**Information provided:**
--- Begin ---

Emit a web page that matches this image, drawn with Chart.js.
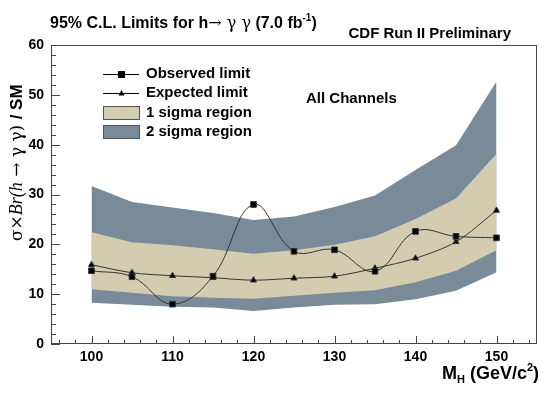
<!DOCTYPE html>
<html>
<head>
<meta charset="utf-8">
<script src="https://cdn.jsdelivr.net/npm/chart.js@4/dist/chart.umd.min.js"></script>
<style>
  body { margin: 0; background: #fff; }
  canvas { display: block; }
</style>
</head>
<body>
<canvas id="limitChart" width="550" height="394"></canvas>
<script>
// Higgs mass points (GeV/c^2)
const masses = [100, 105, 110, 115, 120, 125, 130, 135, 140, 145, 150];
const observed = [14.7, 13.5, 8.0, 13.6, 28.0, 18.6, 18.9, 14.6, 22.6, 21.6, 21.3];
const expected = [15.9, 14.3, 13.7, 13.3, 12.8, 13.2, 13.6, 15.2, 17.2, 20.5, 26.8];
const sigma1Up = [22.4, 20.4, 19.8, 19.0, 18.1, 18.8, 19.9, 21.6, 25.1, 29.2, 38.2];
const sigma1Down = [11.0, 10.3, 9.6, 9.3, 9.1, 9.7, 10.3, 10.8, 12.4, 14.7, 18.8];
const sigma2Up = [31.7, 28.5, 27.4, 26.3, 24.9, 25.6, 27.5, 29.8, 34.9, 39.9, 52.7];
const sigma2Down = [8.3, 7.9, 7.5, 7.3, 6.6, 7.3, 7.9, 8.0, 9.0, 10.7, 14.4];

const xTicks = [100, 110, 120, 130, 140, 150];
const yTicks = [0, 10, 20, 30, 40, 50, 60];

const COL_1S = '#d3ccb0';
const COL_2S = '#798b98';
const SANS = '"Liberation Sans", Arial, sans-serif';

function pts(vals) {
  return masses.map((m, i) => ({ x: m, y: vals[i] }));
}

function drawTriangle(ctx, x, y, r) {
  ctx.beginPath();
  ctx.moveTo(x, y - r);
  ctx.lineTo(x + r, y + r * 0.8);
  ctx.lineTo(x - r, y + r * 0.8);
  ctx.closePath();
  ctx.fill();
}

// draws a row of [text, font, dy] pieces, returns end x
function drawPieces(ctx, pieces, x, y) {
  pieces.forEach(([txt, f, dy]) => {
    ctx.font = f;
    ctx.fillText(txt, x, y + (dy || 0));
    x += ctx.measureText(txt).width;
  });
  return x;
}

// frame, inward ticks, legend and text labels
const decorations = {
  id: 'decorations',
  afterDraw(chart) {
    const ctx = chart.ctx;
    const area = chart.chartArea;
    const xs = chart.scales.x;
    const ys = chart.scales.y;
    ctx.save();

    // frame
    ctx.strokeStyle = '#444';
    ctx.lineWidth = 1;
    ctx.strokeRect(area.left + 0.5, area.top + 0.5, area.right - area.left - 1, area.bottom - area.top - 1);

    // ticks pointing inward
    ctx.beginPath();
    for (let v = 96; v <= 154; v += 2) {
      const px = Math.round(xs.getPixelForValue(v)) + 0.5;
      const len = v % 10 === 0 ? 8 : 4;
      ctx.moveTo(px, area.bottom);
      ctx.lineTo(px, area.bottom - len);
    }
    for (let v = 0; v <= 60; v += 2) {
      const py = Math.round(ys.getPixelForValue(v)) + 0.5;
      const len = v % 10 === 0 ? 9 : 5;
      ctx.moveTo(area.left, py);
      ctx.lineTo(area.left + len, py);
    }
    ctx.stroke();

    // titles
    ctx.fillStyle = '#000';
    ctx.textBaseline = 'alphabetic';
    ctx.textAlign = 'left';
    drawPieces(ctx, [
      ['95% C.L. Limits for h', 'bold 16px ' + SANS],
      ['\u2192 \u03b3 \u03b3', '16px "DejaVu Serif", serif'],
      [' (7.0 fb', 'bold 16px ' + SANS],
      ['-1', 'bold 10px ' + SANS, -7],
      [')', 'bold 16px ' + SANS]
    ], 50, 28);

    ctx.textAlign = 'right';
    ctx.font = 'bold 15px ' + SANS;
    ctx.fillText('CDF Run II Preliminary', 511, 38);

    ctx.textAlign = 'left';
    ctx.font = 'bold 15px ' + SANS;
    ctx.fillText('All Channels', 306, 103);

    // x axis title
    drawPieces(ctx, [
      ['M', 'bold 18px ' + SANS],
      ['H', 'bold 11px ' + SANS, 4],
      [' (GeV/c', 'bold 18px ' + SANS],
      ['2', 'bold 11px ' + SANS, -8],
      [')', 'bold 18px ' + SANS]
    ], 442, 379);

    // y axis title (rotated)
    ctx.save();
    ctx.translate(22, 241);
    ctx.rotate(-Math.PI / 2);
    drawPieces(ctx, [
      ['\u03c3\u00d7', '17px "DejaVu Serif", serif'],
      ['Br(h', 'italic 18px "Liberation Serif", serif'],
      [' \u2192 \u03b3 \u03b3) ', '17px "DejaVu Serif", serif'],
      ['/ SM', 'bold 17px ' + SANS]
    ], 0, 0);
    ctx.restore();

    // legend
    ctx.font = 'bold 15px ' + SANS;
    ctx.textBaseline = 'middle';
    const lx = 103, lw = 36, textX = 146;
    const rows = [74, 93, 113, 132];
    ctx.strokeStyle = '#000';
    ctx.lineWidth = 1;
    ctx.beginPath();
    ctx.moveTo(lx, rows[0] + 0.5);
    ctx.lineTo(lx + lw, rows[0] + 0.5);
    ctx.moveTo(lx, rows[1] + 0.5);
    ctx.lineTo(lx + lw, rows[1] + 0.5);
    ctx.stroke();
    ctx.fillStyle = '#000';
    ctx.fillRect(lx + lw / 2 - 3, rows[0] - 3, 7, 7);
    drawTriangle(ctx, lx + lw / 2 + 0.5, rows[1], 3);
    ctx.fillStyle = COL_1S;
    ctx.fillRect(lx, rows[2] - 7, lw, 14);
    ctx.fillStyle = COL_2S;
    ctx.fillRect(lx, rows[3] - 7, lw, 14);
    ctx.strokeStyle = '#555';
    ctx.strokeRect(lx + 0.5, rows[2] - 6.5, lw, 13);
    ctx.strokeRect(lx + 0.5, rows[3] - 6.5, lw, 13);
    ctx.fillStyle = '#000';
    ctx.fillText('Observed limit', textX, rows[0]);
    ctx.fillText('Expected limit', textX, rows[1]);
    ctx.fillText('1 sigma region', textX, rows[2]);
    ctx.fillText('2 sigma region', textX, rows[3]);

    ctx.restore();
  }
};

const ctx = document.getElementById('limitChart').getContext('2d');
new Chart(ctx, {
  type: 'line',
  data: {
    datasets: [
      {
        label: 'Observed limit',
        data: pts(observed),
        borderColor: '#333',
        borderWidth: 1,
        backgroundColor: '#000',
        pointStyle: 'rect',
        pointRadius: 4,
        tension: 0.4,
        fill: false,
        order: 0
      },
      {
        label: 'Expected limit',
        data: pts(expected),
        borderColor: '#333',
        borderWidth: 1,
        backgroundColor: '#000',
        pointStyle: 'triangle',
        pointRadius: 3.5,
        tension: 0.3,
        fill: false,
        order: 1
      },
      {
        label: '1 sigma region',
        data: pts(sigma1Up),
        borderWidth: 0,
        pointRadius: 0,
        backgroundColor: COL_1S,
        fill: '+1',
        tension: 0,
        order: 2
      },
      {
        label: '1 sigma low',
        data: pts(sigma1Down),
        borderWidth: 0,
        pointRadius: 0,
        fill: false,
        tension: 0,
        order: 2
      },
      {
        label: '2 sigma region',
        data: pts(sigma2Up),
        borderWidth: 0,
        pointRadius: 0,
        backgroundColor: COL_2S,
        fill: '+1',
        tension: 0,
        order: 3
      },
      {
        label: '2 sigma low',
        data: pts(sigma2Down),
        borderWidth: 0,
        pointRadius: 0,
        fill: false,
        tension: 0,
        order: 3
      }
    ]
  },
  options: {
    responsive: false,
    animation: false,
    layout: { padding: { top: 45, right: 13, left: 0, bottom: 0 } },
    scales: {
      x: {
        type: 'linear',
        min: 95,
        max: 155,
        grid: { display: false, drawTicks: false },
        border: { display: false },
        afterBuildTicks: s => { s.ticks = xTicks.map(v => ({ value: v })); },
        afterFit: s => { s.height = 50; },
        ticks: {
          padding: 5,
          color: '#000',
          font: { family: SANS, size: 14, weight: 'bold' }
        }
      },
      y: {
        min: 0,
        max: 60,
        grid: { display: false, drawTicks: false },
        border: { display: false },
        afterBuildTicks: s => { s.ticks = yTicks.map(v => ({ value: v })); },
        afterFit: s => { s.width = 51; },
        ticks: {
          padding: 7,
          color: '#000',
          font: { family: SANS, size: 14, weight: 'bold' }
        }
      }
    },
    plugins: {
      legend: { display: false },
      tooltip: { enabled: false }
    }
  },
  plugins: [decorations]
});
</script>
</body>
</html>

--- End ---

**Task to carry out:**
Each line from the top of the material through the line containing "ctx.strokeRect(area.left + 0.5, area.top" should be reproduced exactly; please drop any images.

**The solution:**
Emit a web page that matches this image, drawn with Chart.js.
<!DOCTYPE html>
<html>
<head>
<meta charset="utf-8">
<script src="https://cdn.jsdelivr.net/npm/chart.js@4/dist/chart.umd.min.js"></script>
<style>
  body { margin: 0; background: #fff; }
  canvas { display: block; }
</style>
</head>
<body>
<canvas id="limitChart" width="550" height="394"></canvas>
<script>
// Higgs mass points (GeV/c^2)
const masses = [100, 105, 110, 115, 120, 125, 130, 135, 140, 145, 150];
const observed = [14.7, 13.5, 8.0, 13.6, 28.0, 18.6, 18.9, 14.6, 22.6, 21.6, 21.3];
const expected = [15.9, 14.3, 13.7, 13.3, 12.8, 13.2, 13.6, 15.2, 17.2, 20.5, 26.8];
const sigma1Up = [22.4, 20.4, 19.8, 19.0, 18.1, 18.8, 19.9, 21.6, 25.1, 29.2, 38.2];
const sigma1Down = [11.0, 10.3, 9.6, 9.3, 9.1, 9.7, 10.3, 10.8, 12.4, 14.7, 18.8];
const sigma2Up = [31.7, 28.5, 27.4, 26.3, 24.9, 25.6, 27.5, 29.8, 34.9, 39.9, 52.7];
const sigma2Down = [8.3, 7.9, 7.5, 7.3, 6.6, 7.3, 7.9, 8.0, 9.0, 10.7, 14.4];

const xTicks = [100, 110, 120, 130, 140, 150];
const yTicks = [0, 10, 20, 30, 40, 50, 60];

const COL_1S = '#d3ccb0';
const COL_2S = '#798b98';
const SANS = '"Liberation Sans", Arial, sans-serif';

function pts(vals) {
  return masses.map((m, i) => ({ x: m, y: vals[i] }));
}

function drawTriangle(ctx, x, y, r) {
  ctx.beginPath();
  ctx.moveTo(x, y - r);
  ctx.lineTo(x + r, y + r * 0.8);
  ctx.lineTo(x - r, y + r * 0.8);
  ctx.closePath();
  ctx.fill();
}

// draws a row of [text, font, dy] pieces, returns end x
function drawPieces(ctx, pieces, x, y) {
  pieces.forEach(([txt, f, dy]) => {
    ctx.font = f;
    ctx.fillText(txt, x, y + (dy || 0));
    x += ctx.measureText(txt).width;
  });
  return x;
}

// frame, inward ticks, legend and text labels
const decorations = {
  id: 'decorations',
  afterDraw(chart) {
    const ctx = chart.ctx;
    const area = chart.chartArea;
    const xs = chart.scales.x;
    const ys = chart.scales.y;
    ctx.save();

    // frame
    ctx.strokeStyle = '#444';
    ctx.lineWidth = 1;
    ctx.strokeRect(area.left + 0.5, area.top + 0.5, area.right - area.left - 1, area.bottom - area.top - 1);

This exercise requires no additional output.